Farmer Dan Jones usually tells his farmers-market customers that his eggs are from hens that are “pasture-raised,” though he sometimes calls them “free-range” or “cage-free.” These phrases may conjure up images of open range and free-roaming birds, which is an accurate painting of Jones’ small operation.
He owns Islote Farms near Esparto, where about 1,000 chickens roam the 10-acre property. At night, the birds file voluntarily back into their coops, which Jones leaves open in case some birds should wish to come or go in the wee hours. A llama named Dali guards the flock against predators, and each morning Jones collects and washes about 900 eggs by hand while the hens take once more to another day in the fields.

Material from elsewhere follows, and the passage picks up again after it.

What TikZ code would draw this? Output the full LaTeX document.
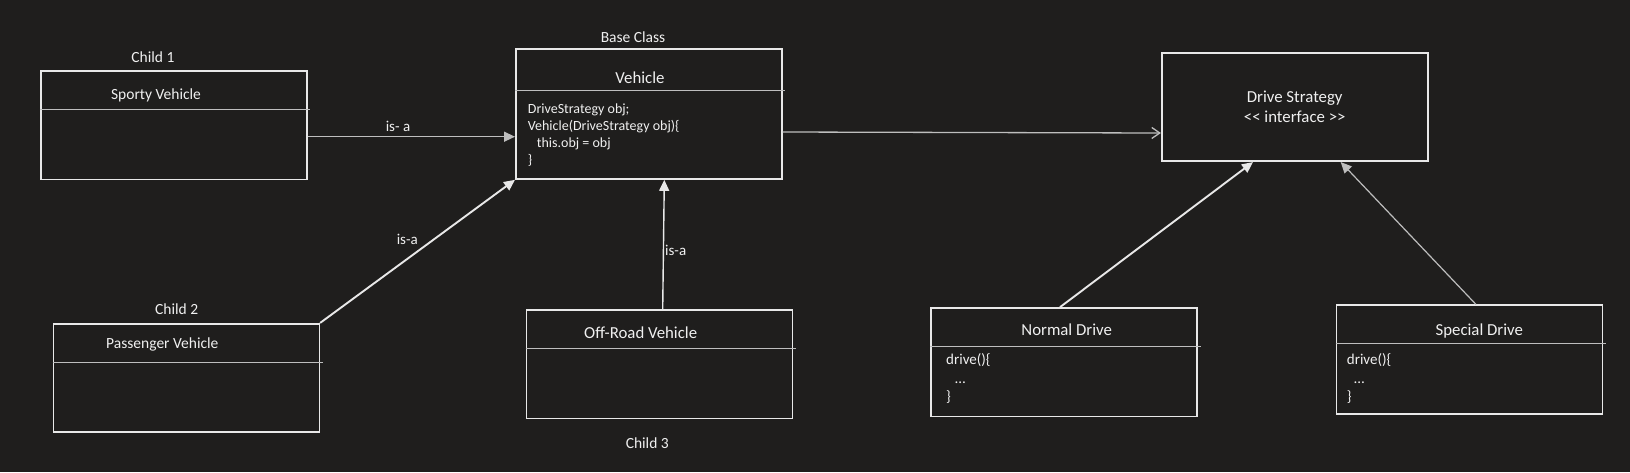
\documentclass[tikz,border=0pt]{standalone}
\usepackage{fontspec}
\setmainfont{Carlito}[Ligatures=TeXOff]
\usetikzlibrary{arrows.meta}
\definecolor{fondo}{RGB}{31,30,29}
\definecolor{trazo}{RGB}{232,232,232}
\definecolor{gris}{RGB}{190,190,190}
\definecolor{letra}{RGB}{240,240,240}
\tikzset{
  classbox/.style={draw=trazo, line width=1.6pt, minimum width=266pt, minimum height=108.5pt, inner sep=0pt},
  divider/.style={draw=gris, line width=1pt},
  classname/.style={text=letra, font=\fontsize{16.8}{20}\selectfont, inner sep=0pt},
  tag/.style={text=letra, font=\fontsize{15.5}{18}\selectfont, inner sep=0pt},
  codeline/.style={text=letra, font=\fontsize{14}{17}\selectfont, inner sep=0pt, anchor=base west},
  isa/.style={draw=trazo, line width=1.4pt, -{Triangle[length=11pt,width=10pt]}},
  uses/.style={draw=gris, line width=1.3pt, -{Straight Barb[length=8pt,width=11pt]}},
}
\begin{document}
\begin{tikzpicture}[x=1pt, y=-1pt]
  \fill[fondo] (0,0) rectangle (1630,472);
  % las cajas
  \node[classbox] (sporty) at (173.7,125.2) {};
  \node[classbox] (passenger) at (186.3,378) {};
  \node[classbox, minimum height=130pt] (vehicle) at (648.8,114) {};
  \node[classbox] (offroad) at (659.4,364.2) {};
  \node[classbox, align=center, text=letra, font=\fontsize{16.8}{20}\selectfont] (drive) at (1294.7,107) {Drive Strategy\\<< interface >>};
  \node[classbox] (normal) at (1064.2,362.2) {};
  \node[classbox] (special) at (1469.3,359.5) {};
  \foreach \b in {sporty,passenger,offroad,normal,special}
    \draw[divider] ([yshift=-39.3pt]\b.north west) -- ([xshift=2.5pt,yshift=-39.3pt]\b.north east);
  \draw[divider] ([yshift=-42pt]vehicle.north west) -- ([xshift=2pt,yshift=-42pt]vehicle.north east);
  % los nombres
  \node[classname, font=\fontsize{15.5}{18}\selectfont] (sportyname) at (156,95) {Sporty Vehicle};
  \node[classname, font=\fontsize{15.5}{18}\selectfont] (passengername) at (162.3,344) {Passenger Vehicle};
  \node[classname] (vehiclename) at (640,77.3) {Vehicle};
  \node[classname] (offroadname) at (640.7,332.3) {Off-Road Vehicle};
  \node[classname] (normalname) at (1066.7,329.3) {Normal Drive};
  \node[classname] (specialname) at (1479.3,330.7) {Special Drive};
  \node[tag] (child1) at (153,56.7) {Child 1};
  \node[tag] (baseclass) at (633,37.3) {Base Class};
  \node[tag] (child2) at (176.7,309) {Child 2};
  \node[tag] (child3) at (647.3,442.7) {Child 3};
  % el codigo
  \node[codeline] (vcode1) at (527.7,113.8) {DriveStrategy obj;};
  \node[codeline] (vcode2) at (527.7,130.7) {Vehicle(DriveStrategy obj)\{};
  \node[codeline] (vcode3) at (536.7,147.6) {this.obj = obj};
  \node[codeline] (vcode4) at (527.7,164.5) {\}};
  \node[codeline, font=\fontsize{15}{18}\selectfont] (ncode1) at (946,364.5) {drive()\{};
  \node[codeline, font=\fontsize{15}{18}\selectfont] (ncode2) at (955,383) {…};
  \node[codeline, font=\fontsize{15}{18}\selectfont] (ncode3) at (946,401.5) {\}};
  \node[codeline, font=\fontsize{15}{18}\selectfont] (scode1) at (1346.7,364.5) {drive()\{};
  \node[codeline, font=\fontsize{15}{18}\selectfont] (scode2) at (1354,383) {…};
  \node[codeline, font=\fontsize{15}{18}\selectfont] (scode3) at (1346.7,401.5) {\}};
  % las flechas
  \draw[isa, draw=gris] ([yshift=-11.5pt]sporty.east) -- ([yshift=-22.7pt]vehicle.west);
  \draw[isa, line width=1.9pt] (passenger.north east) -- (vehicle.south west);
  \draw[isa] ([xshift=3.3pt]offroad.north) -- ([xshift=15.5pt]vehicle.south);
  \draw[uses] ([yshift=-18pt]vehicle.east) -- ([yshift=-26pt]drive.west);
  \draw[isa, line width=1.9pt] ([xshift=-4.2pt]normal.north) -- ([xshift=-41.7pt]drive.south);
  \draw[isa, draw=gris, line width=1.2pt] ([xshift=6.7pt]special.north) -- ([xshift=46pt]drive.south);
  \node[tag, font=\fontsize{15}{18}\selectfont] (isa1) at (398,126) {is- a};
  \node[tag, font=\fontsize{15}{18}\selectfont] (isa2) at (407.3,239.3) {is-a};
  \node[tag, font=\fontsize{15}{18}\selectfont] (isa3) at (675.7,250.5) {is-a};
\end{tikzpicture}
\end{document}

But not all chicken farms are such happy places, and not all egg farmers are as truthful as Jones.
“There’s nothing in the law to stop anyone from saying that their birds, cramped into a warehouse, are ‘pasture-raised,’” Jones explained.
He’s right. Erica Meier, executive director of the Washington, D.C.-based organization Compassion Over Killing, says that “free-range” and “cage-free” hens may have their beaks removed—a common industry practice. Moreover, “free-range” farms must offer their birds an open outdoor space, but this space may be small. Moreover, access to it may be very poor, and many “free-range” chickens might see the light of day rarely, if ever.
At the Humane Society of the United States, spokesperson Josh Balk explains that egg producers who keep their hens in cages cannot claim otherwise, but he concedes that “misleading advertising” does occur. Meier suggests that consumers personally inspect farms.
“The best way to truly see if animals are being raised the way the producers claim is to shop at farmers markets and even visit the farm,” she said.
Backyard egg farming is another increasingly popular option.
“Since about 2009, we’ve seen a dramatic increase in backyard chickens,” said Marji Beach, education manager with Animal Place, a Grass Valley-based shelter for rescued or retired farm animals. Animal Place commonly receives farm hens that have been replaced by younger, more productive birds, and these chickens—which still produce eggs almost daily—are quickly adopted.
“In the last year-and-a-half especially, it’s been incredible how many requests we receive for laying hens,” Beach said.
Beach attributes the rise in demand to the growing “locavore” movement and the snowballing interest in organic, healthier foods.
Animal Place currently has about 3,000 laying hens available for adoption—a temporary inundation following a recent farm closure in Turlock. Here, the owner of A&L Poultry abandoned 50,000 egg hens for two weeks without care or food. Thousands starved, many more were put down by authorities, and in the end about 4,600 birds were saved. Beach says applicants hoping to adopt the birds may be screened to assure that chickens are not reinitiated into the commercial egg industry.
Better days for American chickens may be coming. In 2008, California voters passed Proposition 2, which by 2015 will essentially banish cages from the state’s egg industry, in which most of its 19 million hens currently live in cramped quarters.
Jones, although he doesn’t use cages, does not support the incoming regulations, which he believes could upend California’s egg industry. He expects, for instance, that egg-producing costs will rise sharply, and farmers that don’t jack up their prices may just leave the state.
His own practices will not be affected, though, and his eggs will remain at local markets—for $6 a dozen.
“There are people who can’t afford that,” said Jones, who appears at the Davis Farmers Market in Davis and at the Central Farmers Market in Sacramento. “It would be nice to see only pasture-raised eggs, but it’s an expensive way to farm, and the world needs a cheap egg.”